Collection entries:
>>>

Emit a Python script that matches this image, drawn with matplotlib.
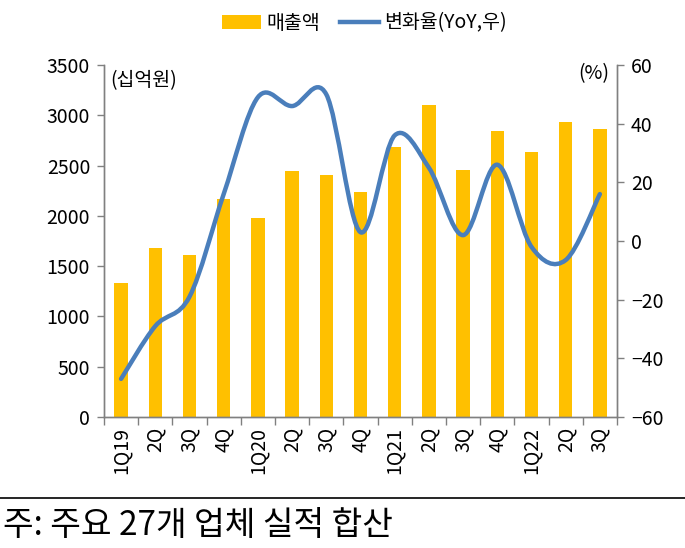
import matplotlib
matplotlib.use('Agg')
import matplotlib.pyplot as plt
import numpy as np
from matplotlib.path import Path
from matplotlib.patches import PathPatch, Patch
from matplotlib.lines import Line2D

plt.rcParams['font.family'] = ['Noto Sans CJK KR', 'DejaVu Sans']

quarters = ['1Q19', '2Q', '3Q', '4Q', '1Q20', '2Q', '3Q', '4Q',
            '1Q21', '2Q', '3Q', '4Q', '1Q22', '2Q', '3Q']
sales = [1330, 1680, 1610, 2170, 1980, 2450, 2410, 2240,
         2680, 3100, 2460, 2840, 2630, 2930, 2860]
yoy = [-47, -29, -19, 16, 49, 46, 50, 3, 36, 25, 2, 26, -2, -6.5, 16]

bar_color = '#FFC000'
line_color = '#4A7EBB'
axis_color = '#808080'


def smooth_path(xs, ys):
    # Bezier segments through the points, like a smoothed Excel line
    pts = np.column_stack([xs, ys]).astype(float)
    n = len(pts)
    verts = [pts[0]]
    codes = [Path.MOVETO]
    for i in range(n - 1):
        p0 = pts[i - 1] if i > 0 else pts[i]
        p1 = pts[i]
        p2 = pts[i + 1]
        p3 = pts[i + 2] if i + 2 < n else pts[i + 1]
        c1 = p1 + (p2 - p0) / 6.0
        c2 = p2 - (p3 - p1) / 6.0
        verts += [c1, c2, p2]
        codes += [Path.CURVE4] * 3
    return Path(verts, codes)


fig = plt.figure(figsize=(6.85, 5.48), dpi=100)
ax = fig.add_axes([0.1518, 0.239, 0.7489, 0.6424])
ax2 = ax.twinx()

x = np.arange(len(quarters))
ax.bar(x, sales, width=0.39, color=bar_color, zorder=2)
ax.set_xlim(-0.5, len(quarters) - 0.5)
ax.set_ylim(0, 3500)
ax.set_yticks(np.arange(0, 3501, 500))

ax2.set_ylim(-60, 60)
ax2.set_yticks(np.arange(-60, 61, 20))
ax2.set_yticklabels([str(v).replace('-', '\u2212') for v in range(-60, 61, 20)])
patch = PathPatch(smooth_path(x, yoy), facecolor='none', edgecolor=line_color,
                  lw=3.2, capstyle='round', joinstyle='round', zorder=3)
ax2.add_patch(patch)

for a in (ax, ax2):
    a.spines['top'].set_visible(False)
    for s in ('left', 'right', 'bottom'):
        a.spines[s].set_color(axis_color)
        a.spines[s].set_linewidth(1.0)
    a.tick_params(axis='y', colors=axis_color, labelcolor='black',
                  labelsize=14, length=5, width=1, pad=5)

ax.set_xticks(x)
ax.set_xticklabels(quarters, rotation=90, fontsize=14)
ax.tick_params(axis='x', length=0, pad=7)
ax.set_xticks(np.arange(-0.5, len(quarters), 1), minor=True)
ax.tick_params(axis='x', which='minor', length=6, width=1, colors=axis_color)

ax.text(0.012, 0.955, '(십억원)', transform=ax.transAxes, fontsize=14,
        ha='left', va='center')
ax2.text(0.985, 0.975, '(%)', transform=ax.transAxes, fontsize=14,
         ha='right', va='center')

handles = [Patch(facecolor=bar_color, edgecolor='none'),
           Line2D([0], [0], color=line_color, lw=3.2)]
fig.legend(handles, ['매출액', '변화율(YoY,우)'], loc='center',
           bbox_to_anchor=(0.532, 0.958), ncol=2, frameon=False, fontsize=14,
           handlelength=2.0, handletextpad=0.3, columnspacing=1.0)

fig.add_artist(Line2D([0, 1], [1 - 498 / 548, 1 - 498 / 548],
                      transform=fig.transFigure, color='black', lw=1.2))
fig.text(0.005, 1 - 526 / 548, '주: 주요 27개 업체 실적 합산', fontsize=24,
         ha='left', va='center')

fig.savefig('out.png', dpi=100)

<<<
>>>

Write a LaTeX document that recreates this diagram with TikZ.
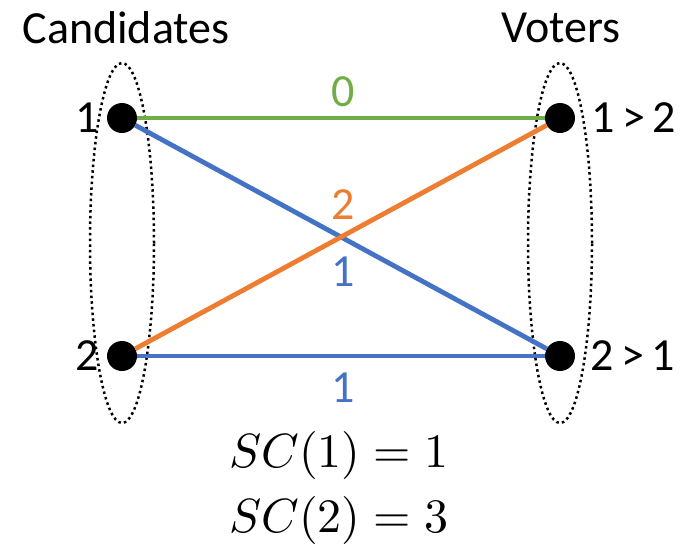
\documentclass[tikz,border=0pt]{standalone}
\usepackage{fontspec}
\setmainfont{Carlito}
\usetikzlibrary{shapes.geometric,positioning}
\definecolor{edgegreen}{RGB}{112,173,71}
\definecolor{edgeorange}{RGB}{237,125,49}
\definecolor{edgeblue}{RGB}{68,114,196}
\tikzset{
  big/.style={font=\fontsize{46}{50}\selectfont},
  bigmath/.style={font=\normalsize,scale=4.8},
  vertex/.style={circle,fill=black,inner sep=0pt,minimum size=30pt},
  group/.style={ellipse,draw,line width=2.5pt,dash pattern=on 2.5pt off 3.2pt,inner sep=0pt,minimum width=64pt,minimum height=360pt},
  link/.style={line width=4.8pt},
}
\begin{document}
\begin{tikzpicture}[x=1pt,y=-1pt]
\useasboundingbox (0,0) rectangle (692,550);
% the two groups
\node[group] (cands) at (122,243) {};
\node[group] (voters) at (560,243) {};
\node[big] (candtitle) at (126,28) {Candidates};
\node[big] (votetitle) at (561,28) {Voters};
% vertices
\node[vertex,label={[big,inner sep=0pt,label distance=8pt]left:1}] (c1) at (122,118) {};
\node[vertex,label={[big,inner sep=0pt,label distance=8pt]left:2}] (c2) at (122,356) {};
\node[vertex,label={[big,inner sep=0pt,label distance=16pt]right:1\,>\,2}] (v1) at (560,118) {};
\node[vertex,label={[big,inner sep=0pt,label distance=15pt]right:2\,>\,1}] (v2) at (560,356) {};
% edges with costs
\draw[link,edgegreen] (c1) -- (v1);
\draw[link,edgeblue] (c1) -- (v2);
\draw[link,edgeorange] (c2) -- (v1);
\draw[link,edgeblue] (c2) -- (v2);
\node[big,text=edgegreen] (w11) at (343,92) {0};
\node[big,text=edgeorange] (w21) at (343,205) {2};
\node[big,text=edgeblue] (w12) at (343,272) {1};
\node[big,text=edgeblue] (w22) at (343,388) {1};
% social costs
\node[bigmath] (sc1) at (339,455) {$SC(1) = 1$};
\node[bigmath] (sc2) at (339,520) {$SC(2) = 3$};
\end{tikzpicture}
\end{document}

<<<
>>>

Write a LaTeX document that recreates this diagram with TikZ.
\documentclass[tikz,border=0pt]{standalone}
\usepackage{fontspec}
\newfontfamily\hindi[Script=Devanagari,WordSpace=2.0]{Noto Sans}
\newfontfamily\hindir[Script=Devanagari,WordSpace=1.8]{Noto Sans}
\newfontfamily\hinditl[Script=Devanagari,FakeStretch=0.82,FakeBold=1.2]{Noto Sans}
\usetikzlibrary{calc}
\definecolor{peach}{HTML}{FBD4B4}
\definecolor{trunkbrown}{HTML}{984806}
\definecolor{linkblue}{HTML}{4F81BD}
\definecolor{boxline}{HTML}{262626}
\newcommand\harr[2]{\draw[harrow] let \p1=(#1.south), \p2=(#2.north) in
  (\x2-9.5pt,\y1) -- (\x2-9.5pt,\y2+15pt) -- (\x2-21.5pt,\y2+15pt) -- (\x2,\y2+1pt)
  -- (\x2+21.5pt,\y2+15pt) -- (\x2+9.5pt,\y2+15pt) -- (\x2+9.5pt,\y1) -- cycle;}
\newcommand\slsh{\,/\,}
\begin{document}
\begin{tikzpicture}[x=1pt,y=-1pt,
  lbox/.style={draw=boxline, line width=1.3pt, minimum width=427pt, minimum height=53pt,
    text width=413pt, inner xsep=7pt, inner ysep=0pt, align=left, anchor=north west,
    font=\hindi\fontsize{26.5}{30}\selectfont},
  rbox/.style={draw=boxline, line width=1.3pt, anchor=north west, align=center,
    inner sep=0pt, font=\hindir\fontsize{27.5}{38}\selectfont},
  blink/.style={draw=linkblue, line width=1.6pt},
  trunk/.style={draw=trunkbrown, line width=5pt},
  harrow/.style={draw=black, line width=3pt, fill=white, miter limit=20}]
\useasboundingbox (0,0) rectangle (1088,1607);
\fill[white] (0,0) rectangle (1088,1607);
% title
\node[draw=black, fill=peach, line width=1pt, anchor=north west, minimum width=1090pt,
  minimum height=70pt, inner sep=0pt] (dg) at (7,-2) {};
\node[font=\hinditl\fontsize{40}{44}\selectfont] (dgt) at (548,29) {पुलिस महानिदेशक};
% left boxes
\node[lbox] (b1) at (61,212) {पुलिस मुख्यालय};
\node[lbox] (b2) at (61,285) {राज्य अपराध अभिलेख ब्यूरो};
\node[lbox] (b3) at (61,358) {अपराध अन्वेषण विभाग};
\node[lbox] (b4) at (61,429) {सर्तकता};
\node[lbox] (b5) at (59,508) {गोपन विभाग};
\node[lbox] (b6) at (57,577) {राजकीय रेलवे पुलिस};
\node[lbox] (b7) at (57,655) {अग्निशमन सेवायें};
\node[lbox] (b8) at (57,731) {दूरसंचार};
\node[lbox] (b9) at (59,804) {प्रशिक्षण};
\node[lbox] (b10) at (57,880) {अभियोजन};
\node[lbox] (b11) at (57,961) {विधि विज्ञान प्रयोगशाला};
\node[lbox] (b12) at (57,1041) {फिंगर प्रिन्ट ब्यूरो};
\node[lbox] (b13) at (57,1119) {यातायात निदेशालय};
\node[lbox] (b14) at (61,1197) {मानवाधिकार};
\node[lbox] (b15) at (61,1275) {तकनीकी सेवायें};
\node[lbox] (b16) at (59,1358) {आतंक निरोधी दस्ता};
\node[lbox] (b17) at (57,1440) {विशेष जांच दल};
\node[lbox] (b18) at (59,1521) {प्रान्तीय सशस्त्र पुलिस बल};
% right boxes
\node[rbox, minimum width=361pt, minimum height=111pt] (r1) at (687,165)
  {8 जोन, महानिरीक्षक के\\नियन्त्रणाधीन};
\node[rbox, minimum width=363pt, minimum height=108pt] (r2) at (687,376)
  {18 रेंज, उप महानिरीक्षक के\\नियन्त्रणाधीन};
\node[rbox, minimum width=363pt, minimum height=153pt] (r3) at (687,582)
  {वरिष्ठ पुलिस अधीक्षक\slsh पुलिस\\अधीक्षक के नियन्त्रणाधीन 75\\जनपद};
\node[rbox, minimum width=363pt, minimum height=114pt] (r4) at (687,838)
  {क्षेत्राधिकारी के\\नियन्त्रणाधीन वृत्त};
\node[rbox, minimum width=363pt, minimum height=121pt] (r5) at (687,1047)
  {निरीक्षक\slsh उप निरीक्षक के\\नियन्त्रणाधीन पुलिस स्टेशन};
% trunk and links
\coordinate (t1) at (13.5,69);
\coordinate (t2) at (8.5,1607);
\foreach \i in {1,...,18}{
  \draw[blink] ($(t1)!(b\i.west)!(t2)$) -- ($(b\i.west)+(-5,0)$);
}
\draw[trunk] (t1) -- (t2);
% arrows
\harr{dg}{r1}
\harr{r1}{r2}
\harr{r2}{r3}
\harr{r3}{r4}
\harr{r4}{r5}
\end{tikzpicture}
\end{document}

<<<

- [WHAT TO DO]: From the records above, copy only the lines running from the line holding "Emit a Python" through the line holding "from matplotlib.lines import Line2D", with no pictures.

- [FULL RESPONSE]:
Emit a Python script that matches this image, drawn with matplotlib.
import matplotlib
matplotlib.use('Agg')
import matplotlib.pyplot as plt
import numpy as np
from matplotlib.path import Path
from matplotlib.patches import PathPatch, Patch
from matplotlib.lines import Line2D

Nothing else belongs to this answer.